DESCRIPTION OF THE TASK: Tally the lines in the listing below that include "matplotlib". Answer with the count and nothing more.

INFORMATION PROVIDED:

>> Begin

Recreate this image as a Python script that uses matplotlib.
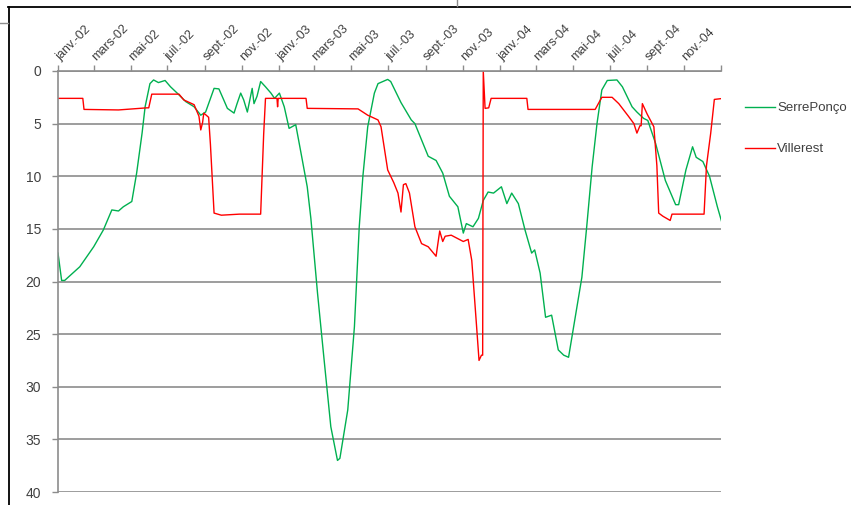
import matplotlib
matplotlib.use("Agg")
import matplotlib.pyplot as plt
from matplotlib.lines import Line2D
import numpy as np
import pandas as pd

# jours comptés depuis le 1er janvier 2002
debut = pd.Timestamp("2002-01-01")

serre_jours = [0, 6, 11, 36, 59, 75, 89, 100, 108, 122, 130, 139, 144, 152, 158, 166,
               177, 186, 197, 211, 225, 236, 244, 258, 266, 274, 280, 291, 296, 302, 307,
               313, 321, 324, 329, 335, 343, 352, 358, 366, 374, 382, 393, 404, 412, 418,
               429, 440, 451, 462, 466, 479, 490, 498, 504, 512, 523, 529, 545, 550, 567,
               584, 590, 612, 625, 636, 647, 661, 670, 675, 686, 695, 703, 711, 720, 733,
               742, 750, 761, 772, 783, 788, 797, 806, 816, 827, 836, 844, 855, 866, 874,
               883, 891, 899, 908, 924, 933, 949, 957, 968, 975, 988, 1004, 1021, 1026,
               1038, 1049, 1055, 1066, 1077, 1090, 1098]
serre_cote = [17.3, 19.9, 19.9, 18.6, 16.7, 15.1, 13.2, 13.3, 12.9, 12.4, 9.7, 5.9, 3.4,
              1.2, 0.85, 1.1, 0.9, 1.5, 2.1, 2.9, 3.4, 4.2, 3.9, 1.65, 1.7, 2.75, 3.55,
              4.0, 3.1, 2.1, 2.75, 3.9, 1.65, 3.1, 2.4, 1.0, 1.5, 2.1, 2.6, 2.1, 3.4, 5.45,
              5.1, 8.5, 11.0, 14.0, 21.1, 27.5, 33.8, 37.0, 36.8, 32.2, 24.3, 14.8, 10.0,
              5.3, 2.1, 1.2, 0.8, 1.0, 3.0, 4.65, 5.0, 8.1, 8.5, 9.7, 11.9, 12.9, 15.4,
              14.5, 14.8, 14.0, 12.3, 11.5, 11.6, 11.0, 12.6, 11.6, 12.6, 15.1, 17.3, 17.0,
              19.2, 23.4, 23.2, 26.5, 27.0, 27.2, 23.4, 19.6, 14.8, 9.1, 5.0, 1.8, 0.9,
              0.85, 1.5, 3.4, 3.9, 4.5, 4.7, 6.9, 10.4, 12.7, 12.7, 9.4, 7.2, 8.2, 8.6,
              10.0, 12.9, 14.5]

ville_jours = [0, 41, 43, 100, 147, 150, 155, 200, 208, 225, 233, 236, 239, 241, 249, 252,
               258, 270, 300, 335, 340, 343, 362, 363, 364, 410, 412, 496, 512, 529, 534,
               545, 555, 562, 567, 571, 575, 581, 590, 601, 612, 625, 631, 636, 640, 650,
               670, 678, 684, 692, 696, 700, 702, 703, 706, 712, 716, 775, 777, 888, 899,
               916, 927, 943, 952, 957, 962, 964, 966, 974, 985, 990, 993, 1000, 1012,
               1015, 1068, 1072, 1079, 1085, 1100]
ville_cote = [2.6, 2.6, 3.65, 3.7, 3.5, 3.5, 2.2, 2.2, 2.75, 3.2, 4.3, 5.6, 4.9, 4.0, 4.4,
              7.0, 13.5, 13.7, 13.6, 13.6, 6.0, 2.6, 2.6, 3.4, 2.6, 2.6, 3.55, 3.6, 4.2,
              4.65, 5.3, 9.4, 10.6, 11.6, 13.4, 10.8, 10.7, 11.6, 14.8, 16.4, 16.7, 17.6,
              15.2, 16.2, 15.7, 15.6, 16.2, 16.0, 18.0, 24.3, 27.5, 27.0, 27.0, 0.0, 3.55,
              3.5, 2.6, 2.6, 3.65, 3.65, 2.5, 2.5, 3.1, 4.3, 5.0, 5.9, 5.2, 5.2, 3.1, 4.1,
              5.3, 9.0, 13.5, 13.8, 14.2, 13.6, 13.6, 9.0, 5.9, 2.7, 2.6]

mois = pd.date_range("2002-01-01", "2005-01-01", freq="2MS")
etiquettes = ["janv.-02", "mars-02", "mai-02", "juil.-02", "sept.-02", "nov.-02",
              "janv.-03", "mars-03", "mai-03", "juil.-03", "sept.-03", "nov.-03",
              "janv.-04", "mars-04", "mai-04", "juil.-04", "sept.-04", "nov.-04", ""]

serre_dates = debut + pd.to_timedelta(serre_jours, unit="D")
ville_dates = debut + pd.to_timedelta(ville_jours, unit="D")

plt.rcParams['font.family'] = ['Liberation Sans', 'DejaVu Sans']
gris = '#8c8c8c'
texte = '#404040'

fig = plt.figure(figsize=(8.51, 5.05), dpi=100)
ax = fig.add_axes([58 / 851, 13 / 505, (721 - 58) / 851, (492 - 71) / 505])

ax.plot(serre_dates, serre_cote, color='#00b050', lw=1.0, label='SerrePonço')
ax.plot(ville_dates, ville_cote, color='#ff0000', lw=1.0, label='Villerest')

ax.set_ylim(40, 0)
ax.set_xlim(mois[0], mois[-1])
ax.set_yticks(np.arange(0, 41, 5))
ax.yaxis.grid(True, color=gris, lw=1.2)
ax.set_axisbelow(True)

ax.xaxis.tick_top()
ax.set_xticks(mois)
ax.set_xticklabels(etiquettes, rotation=45, ha='left', va='center',
                   rotation_mode='anchor', fontsize=9, color=texte)
ax.tick_params(axis='x', length=4, width=1, color=gris, pad=5)
ax.tick_params(axis='y', length=4, width=1, color=gris, pad=8, labelsize=10,
               labelcolor=texte)

for cote in ['right', 'bottom']:
    ax.spines[cote].set_visible(False)
for cote in ['left', 'top']:
    ax.spines[cote].set_color(gris)
    ax.spines[cote].set_linewidth(1.2)

ax.legend(loc='upper left', bbox_to_anchor=(745 / 851, (505 - 102) / 505),
          bbox_transform=fig.transFigure, frameon=False, fontsize=9.5,
          handlelength=2.3, handletextpad=0.15, labelspacing=2.2,
          borderpad=0, borderaxespad=0, labelcolor=texte)

# cadre de la zone graphique et traits voisins
fig.add_artist(Line2D([8.5 / 851, 8.5 / 851], [0, 1 - 6.5 / 505], color='black', lw=1.3))
fig.add_artist(Line2D([8 / 851, 1], [1 - 6.5 / 505, 1 - 6.5 / 505], color='black', lw=1.3))
fig.add_artist(Line2D([0, 8 / 851], [1 - 22.5 / 505, 1 - 22.5 / 505], color=gris, lw=1))
fig.add_artist(Line2D([457 / 851, 457 / 851], [1 - 6 / 505, 1], color=gris, lw=1))

fig.savefig('out.png', dpi=100)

>> End

WRITTEN SOLUTION: 5